- _Problem to work on_:
Retype the stretch of lines that starts at the line containing "Rebuild this chart" and ends at the line containing "import numpy as np", inclusive. Do not include pictures.
-- START --
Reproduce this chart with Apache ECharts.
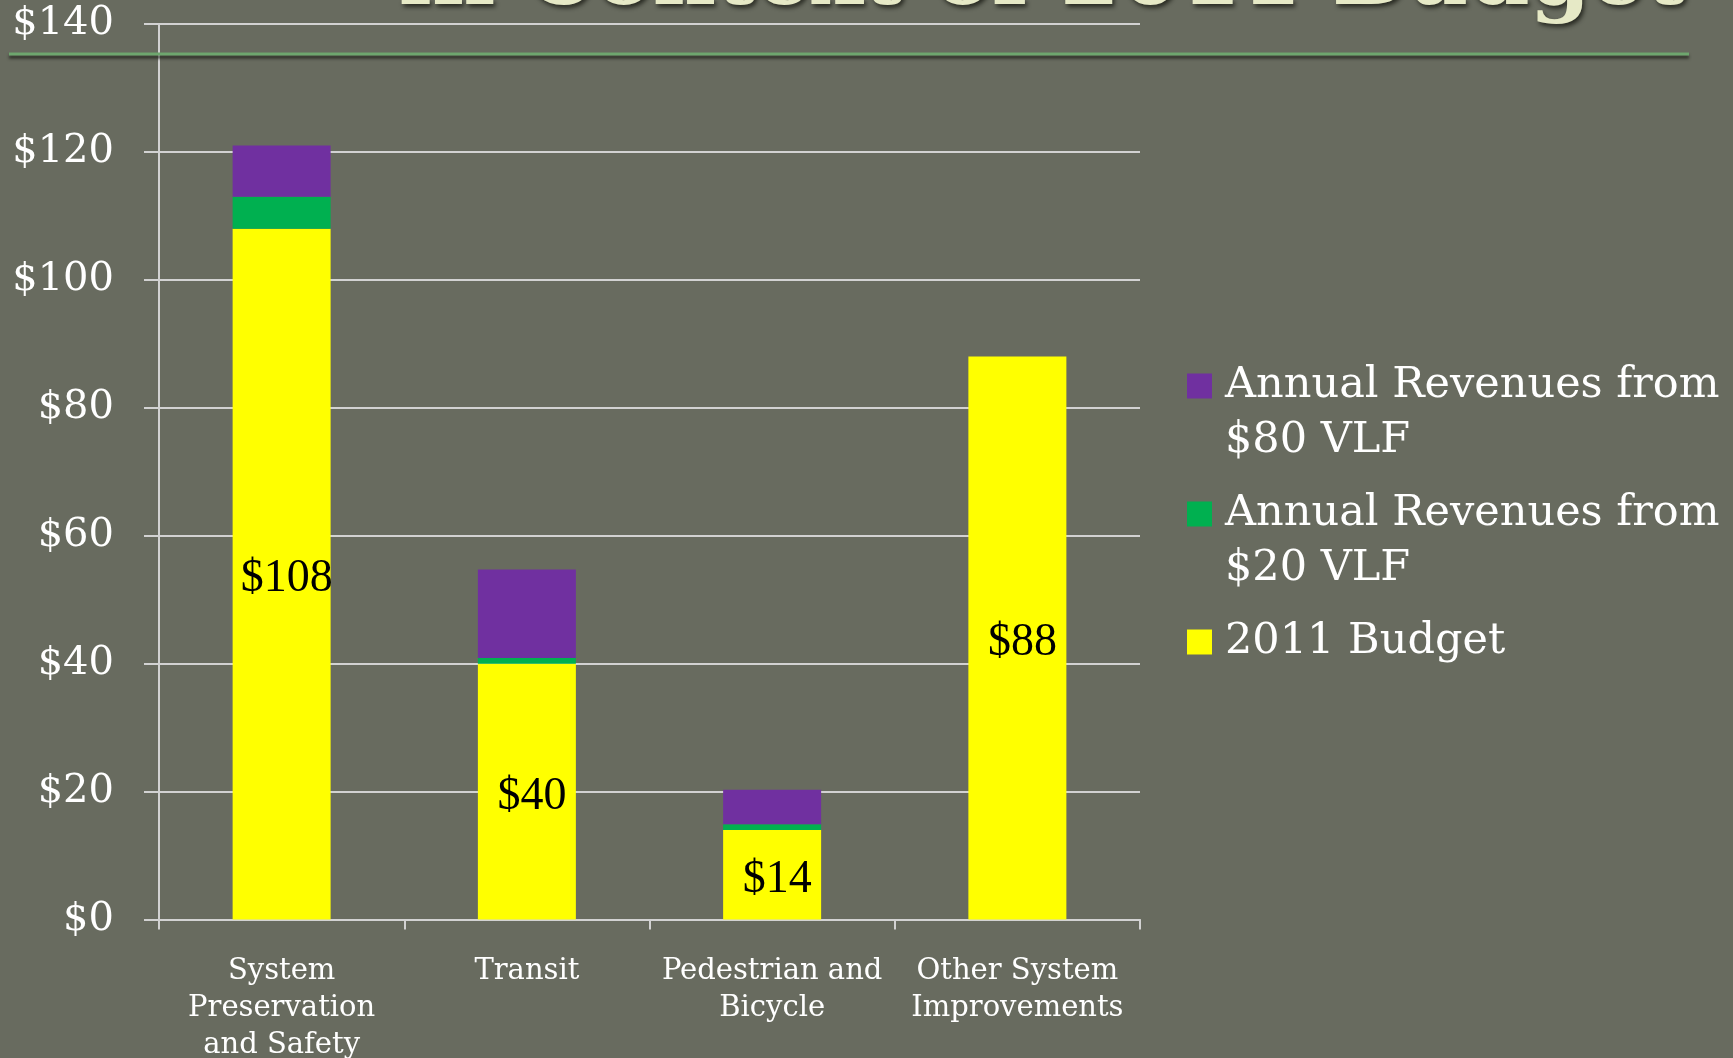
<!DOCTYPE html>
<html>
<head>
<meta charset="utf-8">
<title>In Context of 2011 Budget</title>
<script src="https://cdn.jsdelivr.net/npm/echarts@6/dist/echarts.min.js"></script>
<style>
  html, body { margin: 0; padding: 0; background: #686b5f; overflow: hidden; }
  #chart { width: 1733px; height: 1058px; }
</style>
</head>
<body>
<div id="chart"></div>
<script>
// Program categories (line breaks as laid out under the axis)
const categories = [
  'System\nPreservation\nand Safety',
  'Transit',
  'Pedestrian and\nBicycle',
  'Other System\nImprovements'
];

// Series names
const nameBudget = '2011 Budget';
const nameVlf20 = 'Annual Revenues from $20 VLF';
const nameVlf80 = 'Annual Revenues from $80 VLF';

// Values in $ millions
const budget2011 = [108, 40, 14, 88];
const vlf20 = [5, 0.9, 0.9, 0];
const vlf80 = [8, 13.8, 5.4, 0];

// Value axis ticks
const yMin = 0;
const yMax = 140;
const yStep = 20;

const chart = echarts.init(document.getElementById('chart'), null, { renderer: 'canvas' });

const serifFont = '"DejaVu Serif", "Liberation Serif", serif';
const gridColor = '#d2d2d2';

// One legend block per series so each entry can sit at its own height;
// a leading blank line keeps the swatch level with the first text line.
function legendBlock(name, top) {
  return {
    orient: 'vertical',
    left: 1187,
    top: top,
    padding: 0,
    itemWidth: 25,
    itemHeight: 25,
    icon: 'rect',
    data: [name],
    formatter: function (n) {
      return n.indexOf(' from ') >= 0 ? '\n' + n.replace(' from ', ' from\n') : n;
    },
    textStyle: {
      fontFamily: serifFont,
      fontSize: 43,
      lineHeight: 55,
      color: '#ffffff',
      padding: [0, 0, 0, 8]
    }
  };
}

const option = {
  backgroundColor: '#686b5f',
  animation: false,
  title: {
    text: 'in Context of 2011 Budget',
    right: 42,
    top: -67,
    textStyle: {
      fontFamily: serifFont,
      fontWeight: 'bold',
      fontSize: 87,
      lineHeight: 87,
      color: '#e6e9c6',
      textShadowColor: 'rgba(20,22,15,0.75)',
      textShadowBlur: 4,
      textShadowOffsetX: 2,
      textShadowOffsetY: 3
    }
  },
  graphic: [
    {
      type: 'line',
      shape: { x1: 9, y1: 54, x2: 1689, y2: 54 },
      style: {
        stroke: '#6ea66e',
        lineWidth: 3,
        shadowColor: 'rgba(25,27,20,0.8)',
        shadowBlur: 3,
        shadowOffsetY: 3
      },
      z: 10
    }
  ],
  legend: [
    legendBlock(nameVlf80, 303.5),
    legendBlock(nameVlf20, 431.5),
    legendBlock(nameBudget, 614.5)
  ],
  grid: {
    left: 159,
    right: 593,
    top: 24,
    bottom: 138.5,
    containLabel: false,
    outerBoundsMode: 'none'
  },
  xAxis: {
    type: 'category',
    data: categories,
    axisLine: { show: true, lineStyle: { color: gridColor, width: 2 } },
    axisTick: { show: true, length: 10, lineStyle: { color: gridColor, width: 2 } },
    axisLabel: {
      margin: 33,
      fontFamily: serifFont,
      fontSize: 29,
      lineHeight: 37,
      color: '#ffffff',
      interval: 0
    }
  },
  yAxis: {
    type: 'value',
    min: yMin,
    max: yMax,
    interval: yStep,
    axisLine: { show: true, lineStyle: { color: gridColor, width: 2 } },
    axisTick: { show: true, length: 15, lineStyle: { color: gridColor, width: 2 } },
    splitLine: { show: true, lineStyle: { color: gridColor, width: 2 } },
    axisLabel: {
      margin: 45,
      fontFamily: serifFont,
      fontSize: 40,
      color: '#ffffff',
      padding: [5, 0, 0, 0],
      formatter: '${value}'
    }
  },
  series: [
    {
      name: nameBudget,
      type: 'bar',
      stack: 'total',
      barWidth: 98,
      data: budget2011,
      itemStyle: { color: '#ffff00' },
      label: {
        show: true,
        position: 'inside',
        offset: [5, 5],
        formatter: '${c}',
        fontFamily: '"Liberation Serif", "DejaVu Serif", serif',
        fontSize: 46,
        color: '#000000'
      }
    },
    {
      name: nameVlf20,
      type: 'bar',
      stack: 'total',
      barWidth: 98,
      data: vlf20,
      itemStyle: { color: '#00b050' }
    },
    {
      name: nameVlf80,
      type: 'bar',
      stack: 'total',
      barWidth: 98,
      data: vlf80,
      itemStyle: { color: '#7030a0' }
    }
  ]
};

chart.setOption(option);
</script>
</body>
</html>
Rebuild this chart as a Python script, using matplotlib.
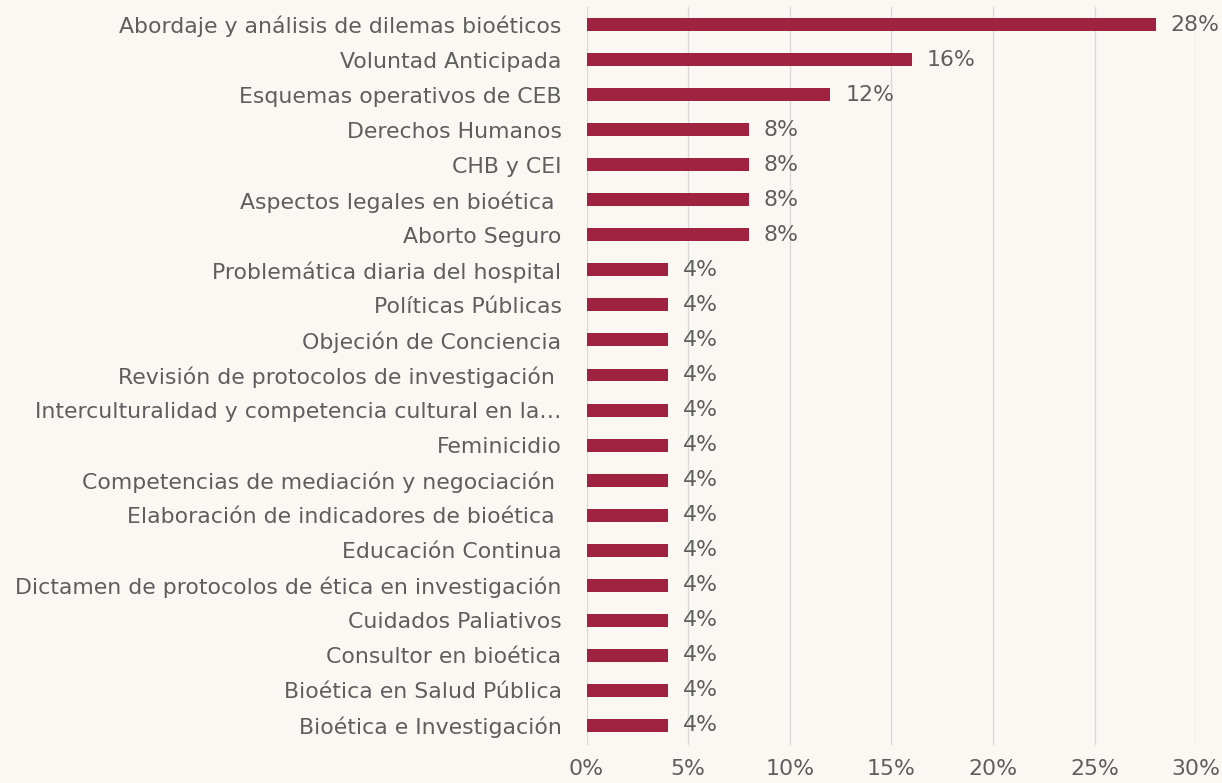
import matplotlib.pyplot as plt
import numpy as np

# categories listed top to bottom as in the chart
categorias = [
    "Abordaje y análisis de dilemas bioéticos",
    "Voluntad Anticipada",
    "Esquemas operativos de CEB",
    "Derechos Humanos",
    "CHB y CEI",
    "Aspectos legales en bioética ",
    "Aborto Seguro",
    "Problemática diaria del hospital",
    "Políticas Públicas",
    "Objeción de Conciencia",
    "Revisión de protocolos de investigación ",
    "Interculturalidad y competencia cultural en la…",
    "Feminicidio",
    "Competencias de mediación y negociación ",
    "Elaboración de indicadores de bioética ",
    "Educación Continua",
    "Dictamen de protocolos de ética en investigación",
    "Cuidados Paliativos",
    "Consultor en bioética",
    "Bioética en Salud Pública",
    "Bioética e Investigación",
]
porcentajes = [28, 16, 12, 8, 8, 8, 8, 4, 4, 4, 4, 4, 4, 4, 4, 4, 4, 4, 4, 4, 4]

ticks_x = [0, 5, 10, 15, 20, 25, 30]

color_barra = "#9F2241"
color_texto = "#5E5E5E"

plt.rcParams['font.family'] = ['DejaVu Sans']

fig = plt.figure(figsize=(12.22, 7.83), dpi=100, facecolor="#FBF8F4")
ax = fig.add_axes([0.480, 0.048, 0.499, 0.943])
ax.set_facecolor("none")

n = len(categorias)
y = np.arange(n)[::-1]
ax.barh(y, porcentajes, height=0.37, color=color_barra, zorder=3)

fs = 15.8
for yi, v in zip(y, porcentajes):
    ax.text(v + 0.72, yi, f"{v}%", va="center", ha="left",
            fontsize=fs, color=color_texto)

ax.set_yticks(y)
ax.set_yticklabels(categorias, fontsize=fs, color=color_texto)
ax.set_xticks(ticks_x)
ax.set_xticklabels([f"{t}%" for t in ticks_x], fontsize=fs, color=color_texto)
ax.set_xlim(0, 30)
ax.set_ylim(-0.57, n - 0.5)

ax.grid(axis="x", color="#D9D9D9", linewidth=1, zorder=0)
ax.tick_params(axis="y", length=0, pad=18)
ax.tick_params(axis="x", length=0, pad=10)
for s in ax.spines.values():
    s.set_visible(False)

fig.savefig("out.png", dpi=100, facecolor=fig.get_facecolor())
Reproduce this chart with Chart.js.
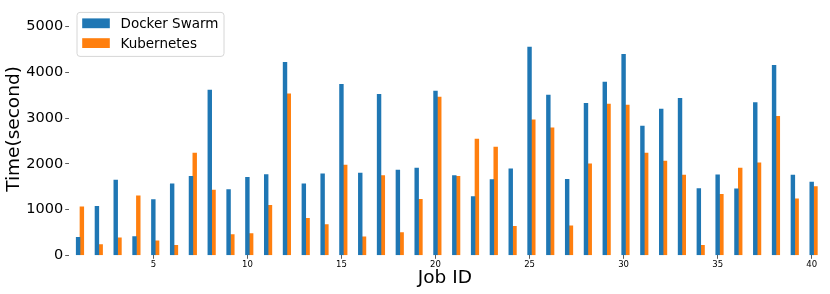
-- END --
- _Task answer_:
Rebuild this chart as a Python script, using matplotlib.
import matplotlib.pyplot as plt
import numpy as np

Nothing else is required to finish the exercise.